What to do.
Extract the full listing verbatim and drop any pictures from your copy.

Given information.
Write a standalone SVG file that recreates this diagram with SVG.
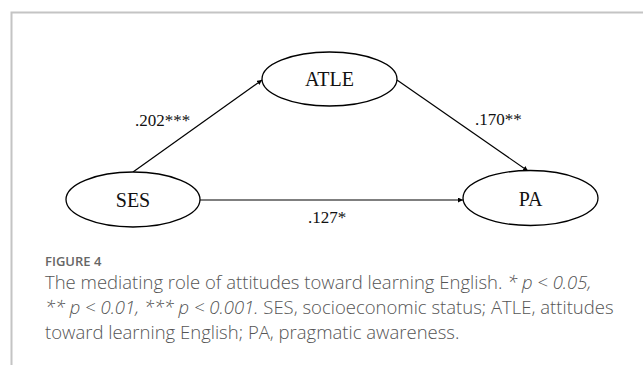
<svg xmlns="http://www.w3.org/2000/svg" width="643" height="365" viewBox="0 0 643 365">
<style>
.node{fill:#fff;stroke:#000;stroke-width:1.3}
.nt{font-family:"Liberation Serif",serif;font-size:20px;fill:#111;text-anchor:middle}
.el{font-family:"Liberation Serif",serif;font-size:17px;fill:#111}
.edge{stroke:#000;stroke-width:1.2;fill:none}
.cap{font-family:"Open Sans",sans-serif;font-size:18.5px;fill:#555;font-weight:300}
.fig{font-family:"Open Sans",sans-serif;font-size:13px;fill:#666;font-weight:600}
</style>
<defs>
<marker id="ah" viewBox="0 0 10 10" refX="10" refY="5" markerWidth="5" markerHeight="5" orient="auto" markerUnits="userSpaceOnUse">
<path d="M0,0 L10,5 L0,10 z" fill="#000"/>
</marker>
</defs>
<rect width="643" height="365" fill="#fff"/>
<path d="M11.5,365 V12.5 H643" stroke="#c4c4c4" stroke-width="2" fill="none"/>
<g id="connectors">
<line class="edge" x1="133" y1="172" x2="262" y2="80" marker-end="url(#ah)"/>
<line class="edge" x1="397" y1="80" x2="528" y2="171" marker-end="url(#ah)"/>
<line class="edge" x1="200" y1="200" x2="463" y2="200" marker-end="url(#ah)"/>
<text class="el" x="135" y="126">.202***</text>
<text class="el" x="475" y="125">.170**</text>
<text class="el" x="308" y="223">.127*</text>
</g>
<g id="node-atle">
<ellipse class="node" cx="329.5" cy="79" rx="67.5" ry="27"/>
<text class="nt" x="329.5" y="86">ATLE</text>
</g>
<g id="node-ses">
<ellipse class="node" cx="133" cy="199.5" rx="67" ry="27.5"/>
<text class="nt" x="133" y="207">SES</text>
</g>
<g id="node-pa">
<ellipse class="node" cx="530.5" cy="198" rx="67.5" ry="27.5"/>
<text class="nt" x="530.5" y="206">PA</text>
</g>
<g id="caption">
<text class="fig" x="45" y="266">FIGURE 4</text>
<text class="cap" x="45" y="289">The mediating role of attitudes toward learning English. <tspan font-style="italic">* p &lt; 0.05,</tspan></text>
<text class="cap" x="45" y="314"><tspan font-style="italic">** p &lt; 0.01, *** p &lt; 0.001.</tspan> SES, socioeconomic status; ATLE, attitudes</text>
<text class="cap" x="45" y="339">toward learning English; PA, pragmatic awareness.</text>
</g>
</svg>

Finished answer.
Write a standalone SVG file that recreates this diagram with SVG.
<svg xmlns="http://www.w3.org/2000/svg" width="643" height="365" viewBox="0 0 643 365">
<style>
.node{fill:#fff;stroke:#000;stroke-width:1.3}
.nt{font-family:"Liberation Serif",serif;font-size:20px;fill:#111;text-anchor:middle}
.el{font-family:"Liberation Serif",serif;font-size:17px;fill:#111}
.edge{stroke:#000;stroke-width:1.2;fill:none}
.cap{font-family:"Open Sans",sans-serif;font-size:18.5px;fill:#555;font-weight:300}
.fig{font-family:"Open Sans",sans-serif;font-size:13px;fill:#666;font-weight:600}
</style>
<defs>
<marker id="ah" viewBox="0 0 10 10" refX="10" refY="5" markerWidth="5" markerHeight="5" orient="auto" markerUnits="userSpaceOnUse">
<path d="M0,0 L10,5 L0,10 z" fill="#000"/>
</marker>
</defs>
<rect width="643" height="365" fill="#fff"/>
<path d="M11.5,365 V12.5 H643" stroke="#c4c4c4" stroke-width="2" fill="none"/>
<g id="connectors">
<line class="edge" x1="133" y1="172" x2="262" y2="80" marker-end="url(#ah)"/>
<line class="edge" x1="397" y1="80" x2="528" y2="171" marker-end="url(#ah)"/>
<line class="edge" x1="200" y1="200" x2="463" y2="200" marker-end="url(#ah)"/>
<text class="el" x="135" y="126">.202***</text>
<text class="el" x="475" y="125">.170**</text>
<text class="el" x="308" y="223">.127*</text>
</g>
<g id="node-atle">
<ellipse class="node" cx="329.5" cy="79" rx="67.5" ry="27"/>
<text class="nt" x="329.5" y="86">ATLE</text>
</g>
<g id="node-ses">
<ellipse class="node" cx="133" cy="199.5" rx="67" ry="27.5"/>
<text class="nt" x="133" y="207">SES</text>
</g>
<g id="node-pa">
<ellipse class="node" cx="530.5" cy="198" rx="67.5" ry="27.5"/>
<text class="nt" x="530.5" y="206">PA</text>
</g>
<g id="caption">
<text class="fig" x="45" y="266">FIGURE 4</text>
<text class="cap" x="45" y="289">The mediating role of attitudes toward learning English. <tspan font-style="italic">* p &lt; 0.05,</tspan></text>
<text class="cap" x="45" y="314"><tspan font-style="italic">** p &lt; 0.01, *** p &lt; 0.001.</tspan> SES, socioeconomic status; ATLE, attitudes</text>
<text class="cap" x="45" y="339">toward learning English; PA, pragmatic awareness.</text>
</g>
</svg>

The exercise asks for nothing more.